APP - A diabetes é passada à criança se os pais tiverem no seu código genético esta alteração. Sabemos que crianças com história de diabetes gestacional na sua gestação têm no futuro maior probabilidade de desenvolver diabetes, obesidade, hipertensão arterial e alterações dos lípidos, como o colesterol. Possivelmente porque a exposição a um ambiente ‘tóxico’ de glicose leva a alterações metabólicas que facilitam o aparecimento destas doenças crónicas na idade adulta.
O outono e o inverno são épocas de propagação de doenças infeciosas, pelo que uma pessoa com diabetes deve aumentar os seus cuidados
De que forma se pode prevenir?
MSS - A prevenção da diabetes, nomeadamente a tipo 2 e a diabetes gestacional, prende-se com a prática de estilos de vida saudáveis. Existem fatores de risco que não podem ser modificados, como a idade ou a naturalidade. A adoção de uma alimentação saudável e a prática de atividade física regular são fundamentais para a prevenção das doenças crónicas não transmissíveis, das quais a diabetes é um exemplo, e ajudam a modificar fatores de risco como a obesidade e a hipertensão. Ao adotarmos estes comportamentos saudáveis, ainda que possamos ter no nosso código genético a informação para desenvolver a diabetes, é como se mantivéssemos esses genes ’adormecidos’ e a doença não se manifesta.
Como deve ser feito o acompanhamento da mulher? Serão necessárias mais análises e exames do que os habituais?
MSS - Além dos testes de rastreio já referidos, a partir do momento em que se faz o diagnóstico, a grávida é ensinada a fazer testes de glicemia que consistem, na maioria dos casos, em quatro avaliações diárias, em jejum e uma hora após o pequeno-almoço, uma hora após o almoço e uma hora após o jantar. Devem evitar-se as hipoglicémias, que são valores de glicemia inferiores a 70 mg/dL. A avaliação do controlo metabólico na consulta de diabetes é efetuada, geralmente, de 15 em 15 dias, uma vez que pode existir a necessidade de iniciar ou alterar doses da terapêutica com alguma frequência. Em relação aos exames, habitualmente é-lhes pedida uma ecografia cardíaca fetal para excluir as malformações que podem estar relacionadas com a diabetes. E pode ser acrescentada a determinação da hemoglobina glicada (HbA1C) nas análises trimestrais, que permite ter uma ideia do grau de controlo da glicemia ao longo do tempo. Para a autovigilância pode ser usado um dispositivo com um sensor subcutâneo que mede continuamente o valor de glucose e permite ver o controle durante as 24 horas.
É mais grave do que outro tipo de diabetes?
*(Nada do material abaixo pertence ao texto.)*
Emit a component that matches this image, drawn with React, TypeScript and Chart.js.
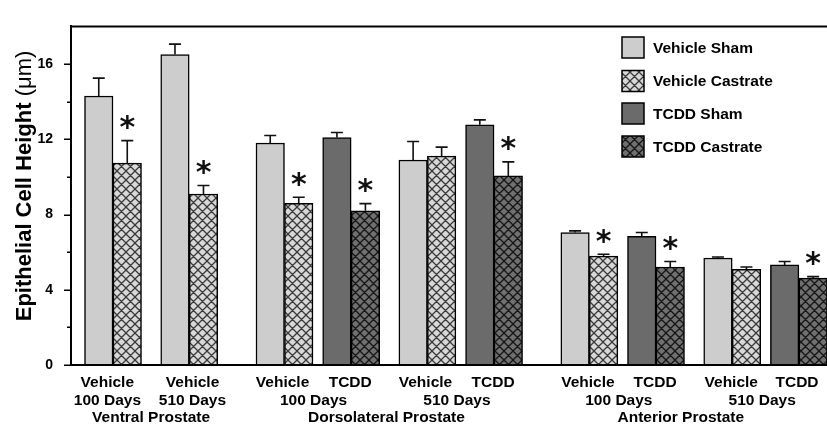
import React, { useEffect, useRef } from 'react';
import { Chart, registerables } from 'chart.js';

Chart.register(...registerables);

// ---- data ----
const vehicleSlots = [0, 8, 18, 33, 50, 65];
const tcddSlots = [25, 40, 57, 72];

const vehicleSham = [14.3, 16.5, 11.8, 10.9, 7.04, 5.69];
const vehicleShamErr = [0.95, 0.56, 0.4, 0.98, 0.09, 0.05];
const vehicleCastrate = [10.73, 9.09, 8.6, 11.1, 5.79, 5.09];
const vehicleCastrateErr = [1.2, 0.45, 0.32, 0.48, 0.1, 0.12];
const vehicleCastrateSig = [true, true, true, false, true, false];

const tcddSham = [12.09, 12.77, 6.84, 5.32];
const tcddShamErr = [0.27, 0.26, 0.2, 0.18];
const tcddCastrate = [8.2, 10.05, 5.21, 4.62];
const tcddCastrateErr = [0.38, 0.75, 0.29, 0.08];
const tcddCastrateSig = [true, true, true, true];

const treatmentLabels = ['Vehicle', 'Vehicle', 'Vehicle', 'TCDD', 'Vehicle', 'TCDD', 'Vehicle', 'TCDD', 'Vehicle', 'TCDD'];
const treatmentLabelSlots = [-0.6, 8.35, 17.8, 24.9, 32.8, 39.9, 49.85, 56.9, 64.9, 71.8];
const dayLabels = ['100 Days', '510 Days', '100 Days', '510 Days', '100 Days', '510 Days'];
const dayLabelSlots = [-0.58, 8.34, 21.05, 36.1, 53.1, 68.15];
const groupLabels = ['Ventral Prostate', 'Dorsolateral Prostate', 'Anterior Prostate'];
const groupLabelSlots = [4, 28.7, 59.6];

const seriesNames = ['Vehicle Sham', 'Vehicle Castrate', 'TCDD Sham', 'TCDD Castrate'];
const yMajorTicks = [0, 4, 8, 12, 16];
const yMinorTicks = [2, 6, 10, 14];
const yTitleBold = 'Epithelial Cell Height ';
const yTitleUnit = '(\u03bcm)';

const FONT = '"Liberation Sans", Arial, Helvetica, sans-serif';

function makeHatch(ctx: CanvasRenderingContext2D, bg: string, fg: string): CanvasPattern {
  const s = 9;
  const c = document.createElement('canvas');
  c.width = s;
  c.height = s;
  const g = c.getContext('2d') as CanvasRenderingContext2D;
  g.fillStyle = bg;
  g.fillRect(0, 0, s, s);
  g.strokeStyle = fg;
  g.lineWidth = 1.3;
  g.beginPath();
  for (const o of [-s, 0, s]) {
    g.moveTo(o, 0);
    g.lineTo(o + s, s);
    g.moveTo(o, s);
    g.lineTo(o + s, 0);
  }
  g.stroke();
  return ctx.createPattern(c, 'repeat') as CanvasPattern;
}

export default function App() {
  const canvasRef = useRef<HTMLCanvasElement | null>(null);

  useEffect(() => {
    const canvas = canvasRef.current;
    if (!canvas) return;
    const ctx0 = canvas.getContext('2d') as CanvasRenderingContext2D;
    const lightFill = '#cdcdcd';
    const darkFill = '#6b6b6b';
    const lightHatch = makeHatch(ctx0, '#d8d8d8', '#3a3a3a');
    const darkHatch = makeHatch(ctx0, '#707070', '#151515');
    const fills = [lightFill, lightHatch, darkFill, darkHatch];

    const errs = [vehicleShamErr, vehicleCastrateErr, tcddShamErr, tcddCastrateErr];
    const sigs: (boolean[] | null)[] = [null, vehicleCastrateSig, null, tcddCastrateSig];

    const decor = {
      id: 'decor',
      afterDatasetsDraw(chart: any) {
        const ctx = chart.ctx as CanvasRenderingContext2D;
        const yScale = chart.scales.y;
        const { chartArea } = chart;
        ctx.save();
        chart.data.datasets.forEach((ds: any, di: number) => {
          const meta = chart.getDatasetMeta(di);
          meta.data.forEach((el: any, i: number) => {
            const v = ds.data[i].y;
            const e = errs[di][i];
            const yTop = yScale.getPixelForValue(v);
            const yErr = yScale.getPixelForValue(v + e);
            ctx.strokeStyle = '#111';
            ctx.lineWidth = 1.6;
            ctx.beginPath();
            ctx.moveTo(el.x, yTop);
            ctx.lineTo(el.x, yErr);
            ctx.moveTo(el.x - 6, yErr);
            ctx.lineTo(el.x + 6, yErr);
            ctx.stroke();
            const sg = sigs[di];
            if (sg && sg[i]) {
              ctx.fillStyle = '#111';
              ctx.font = `bold 30px "DejaVu Sans", sans-serif`;
              ctx.textAlign = 'center';
              ctx.textBaseline = 'alphabetic';
              const cy = yErr - 21;
              ctx.fillText('*', el.x, cy + 0.585 * 30);
            }
          });
        });
        // redraw x axis line over bar bottoms
        ctx.strokeStyle = '#000';
        ctx.lineWidth = 2;
        ctx.beginPath();
        ctx.moveTo(chartArea.left - 1, chartArea.bottom);
        ctx.lineTo(chartArea.right, chartArea.bottom);
        ctx.stroke();
        ctx.restore();
      },
      afterDraw(chart: any) {
        const ctx = chart.ctx as CanvasRenderingContext2D;
        const { chartArea } = chart;
        const xs = chart.scales.x;
        const ys = chart.scales.y;
        ctx.save();
        // top frame line
        ctx.strokeStyle = '#000';
        ctx.lineWidth = 2;
        ctx.beginPath();
        ctx.moveTo(chartArea.left - 1, chartArea.top);
        ctx.lineTo(chartArea.right, chartArea.top);
        ctx.stroke();
        // y ticks
        ctx.lineWidth = 1.5;
        ctx.beginPath();
        yMajorTicks.forEach((t) => {
          const p = Math.round(ys.getPixelForValue(t)) + 0.25;
          ctx.moveTo(chartArea.left - 7, p);
          ctx.lineTo(chartArea.left, p);
        });
        yMinorTicks.forEach((t) => {
          const p = Math.round(ys.getPixelForValue(t)) + 0.25;
          ctx.moveTo(chartArea.left - 4, p);
          ctx.lineTo(chartArea.left, p);
        });
        ctx.stroke();
        // y title
        ctx.fillStyle = '#000';
        ctx.translate(31, 186);
        ctx.rotate(-Math.PI / 2);
        ctx.textBaseline = 'alphabetic';
        ctx.textAlign = 'left';
        ctx.font = `bold 22px ${FONT}`;
        const w1 = ctx.measureText(yTitleBold).width;
        ctx.font = `22px ${FONT}`;
        const w2 = ctx.measureText(yTitleUnit).width;
        const start = -(w1 + w2) / 2;
        ctx.font = `bold 22px ${FONT}`;
        ctx.fillText(yTitleBold, start, 0);
        ctx.font = `22px ${FONT}`;
        ctx.fillText(yTitleUnit, start + w1, 0);
        ctx.setTransform(1, 0, 0, 1, 0, 0);
        // x labels
        ctx.fillStyle = '#000';
        ctx.textAlign = 'center';
        ctx.textBaseline = 'alphabetic';
        ctx.font = `bold 15.5px ${FONT}`;
        treatmentLabels.forEach((t, i) => ctx.fillText(t, xs.getPixelForValue(treatmentLabelSlots[i]), 387));
        dayLabels.forEach((t, i) => ctx.fillText(t, xs.getPixelForValue(dayLabelSlots[i]), 405));
        groupLabels.forEach((t, i) => ctx.fillText(t, xs.getPixelForValue(groupLabelSlots[i]), 422));
        // legend
        const legY = [47.5, 81, 113.5, 146.5];
        seriesNames.forEach((name, i) => {
          ctx.fillStyle = fills[i] as any;
          ctx.fillRect(622, legY[i] - 10.5, 22, 21);
          ctx.strokeStyle = '#000';
          ctx.lineWidth = 1.5;
          ctx.strokeRect(622, legY[i] - 10.5, 22, 21);
          ctx.fillStyle = '#000';
          ctx.textAlign = 'left';
          ctx.textBaseline = 'middle';
          ctx.font = `bold 15.5px ${FONT}`;
          ctx.fillText(name, 653, legY[i] + 1);
        });
        ctx.restore();
      },
    };

    const mk = (slots: number[], vals: number[]) => slots.map((x, i) => ({ x, y: vals[i] }));

    const chart = new Chart(canvas, {
      type: 'bar',
      data: {
        datasets: [
          { label: seriesNames[0], data: mk(vehicleSlots, vehicleSham), backgroundColor: fills[0], stack: 'sham' },
          { label: seriesNames[1], data: mk(vehicleSlots, vehicleCastrate), backgroundColor: fills[1], stack: 'castrate' },
          { label: seriesNames[2], data: mk(tcddSlots, tcddSham), backgroundColor: fills[2], stack: 'sham' },
          { label: seriesNames[3], data: mk(tcddSlots, tcddCastrate), backgroundColor: fills[3], stack: 'castrate' },
        ] as any,
      },
      options: {
        responsive: false,
        animation: false,
        layout: { padding: { top: 13, left: 0, right: 0, bottom: 0 } },
        datasets: {
          bar: { barThickness: 28.5, borderColor: '#000', borderWidth: 1.5 } as any,
        },
        scales: {
          x: {
            type: 'linear',
            offset: false,
            min: -4.41,
            max: 74.95,
            stacked: true,
            ticks: { display: false },
            grid: { display: false, drawTicks: false },
            border: { display: true, color: '#000', width: 2 },
            afterFit: (s: any) => { s.height = 60; },
          } as any,
          y: {
            min: 0,
            max: 18,
            stacked: false,
            ticks: {
              stepSize: 4,
              color: '#000',
              padding: 18,
              font: { family: FONT, size: 14, weight: 'bold' },
              callback: (v: any) => (yMajorTicks.includes(Number(v)) ? String(v) : ''),
            },
            grid: { display: false, drawTicks: false },
            border: { display: true, color: '#000', width: 2 },
            afterFit: (s: any) => { s.width = 71; },
          } as any,
        },
        plugins: { legend: { display: false }, tooltip: { enabled: false } },
      },
      plugins: [decor as any],
    });

    return () => chart.destroy();
  }, []);

  return (
    <div style={{ position: 'fixed', left: 0, top: 0, width: 827, height: 425, background: '#fff' }}>
      <canvas ref={canvasRef} width={827} height={425} style={{ display: 'block' }} />
    </div>
  );
}
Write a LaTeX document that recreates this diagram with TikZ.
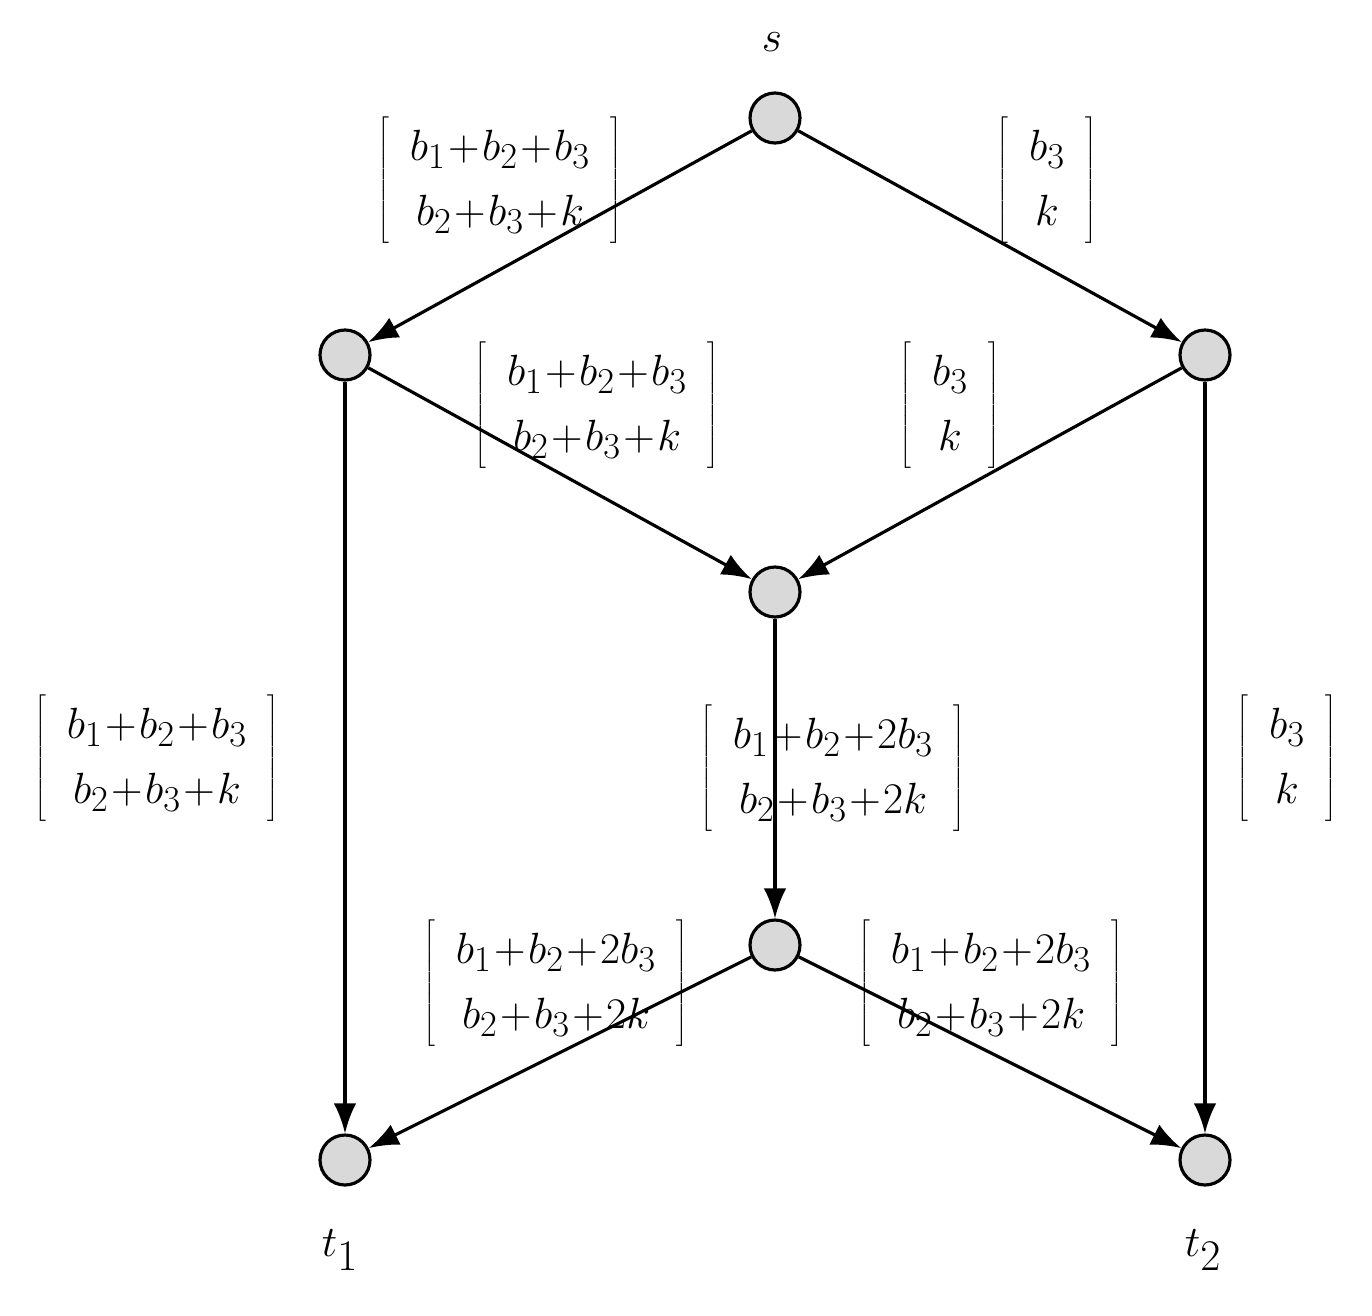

APP - Não é mais grave do que os outros tipos de diabetes, até porque é transitória. No entanto, como estão implicadas a mãe e o bebé e as consequências futuras do mau controlo metabólico, particularmente na vida do filho, é fundamental atuar com rapidez e eficácia.
É preciso ter algum cuidado especial numa altura do ano mais fria?
APP - A diabetes, se não controlada, pode fragilizar o sistema imunitário. O outono e o inverno são épocas de propagação de doenças infeciosas, pelo que uma pessoa com diabetes deve aumentar os seus cuidados, uma vez que estará mais suscetível a contrair infeções e uma vez doente será mais difícil controlar a sua glicemia. Assim, pode lavar frequentemente as mãos para evitar transmissão por contacto com germes deixados nas superfícies, evitar aglomerados de pessoas e exposição a pessoas doentes, beber muita água para se manter hidratada, evitar mudanças bruscas de temperatura e deverá ainda manter uma dieta equilibrada bem como atividade física regular.
E depois do parto, o que se deve fazer? É possível amamentar?
MSS - A glicemia materna é avaliada durante e após o parto. Habitualmente depois do parto e com valores normais as pesquisas de glicemia capilar terminam, assim como a terapêutica farmacológica realizada até essa data. Pode ser solicitado que mantenha uma determinação de glicemia por dia, em horários variáveis até nova avaliação pela equipa da diabetes. Para avaliar se a diabetes desapareceu é pedida uma nova PTGO (Prova de Tolerância Oral à Glicose) com duas determinações e que deverá ser realizada por volta das seis a oito semanas após o parto. É possível, e aconselhável, a amamentação, pois traz benefícios não só para a mãe como para o bebé, ajuda a mãe a perder peso e parece reduzir o risco de obesidade, diabetes e doenças cardiovasculares no futuro do recém-nascido.